6. Tax Advantages to Incorporation
Incorporation provides for certain tax advantages through deferral of tax, income splitting and levelling of income level fluctuations.
(a) Tax Deferral
The Income Tax Act allows corporations to defer paying some tax until a later time, so you may be able to realize tax savings when you are in a lower tax bracket, or if the tax rates have fallen.
Also, income tax rates are lower for corporate income than for personal income. Corporate tax is imposed at the combined Federal and Provincial rate of 13% in Saskatchewan on the first $500,000.00 of a small business’ income (27% after $500,000). To the extent that a proprietor or a partners personal tax rate exceeds 13% there will be an advantage to incorporation since less tax would be payable by the corporation. However, additional tax is payable when dividends are paid by the corporation to its shareholders. As a result, if a shareholder takes all after tax income out of the company each year there will be no deferral advantage.
(b) Income Splitting
The term “income splitting” in this context refers to the organization of income of a company so as to reduce the total tax burden by having the income earned by several individuals rather than one person. For example, rather than have income earned by a taxpayer who has a personal marginal rate of tax of 44%, less tax would be paid on that income if the individual’s spouse or children who each have personal marginal tax rates of 26% earned some of that income.

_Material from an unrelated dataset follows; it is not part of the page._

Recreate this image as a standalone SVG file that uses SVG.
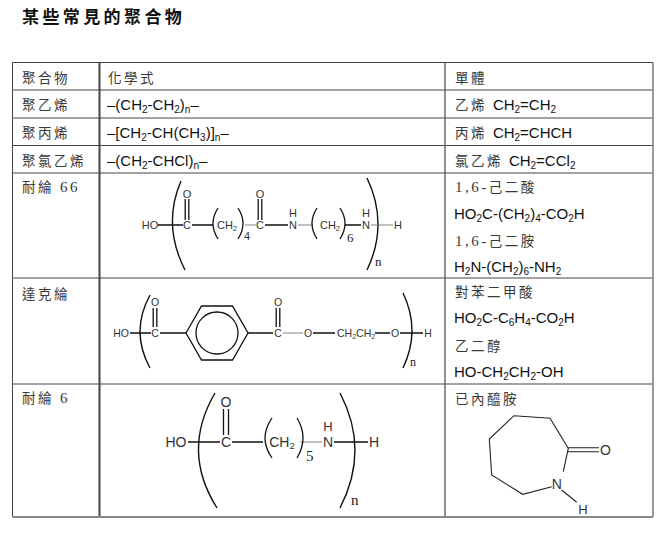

One method of income splitting that has been commonly used is to distribute the corporate shares to family members. After-tax corporate income could be distributed by way of dividends to the shareholders. A shareholder does not have to be actively involved in the corporation’s business activities to receive dividends. Lower taxes will be paid on such income if the other family members fall in lower tax brackets than the original taxpayer.
(c) Minimization of Income Level Fluctuation
If the profits of your business are subject to annual fluctuations, the use of a corporation would allow you to minimize the effect of such fluctuations on your personal income. You would be able to control the distribution of after-tax corporate earnings. Instead of getting your income when it is received (as is the case with proprietorship), being incorporated allows you to report your income at a time when you will pay less tax.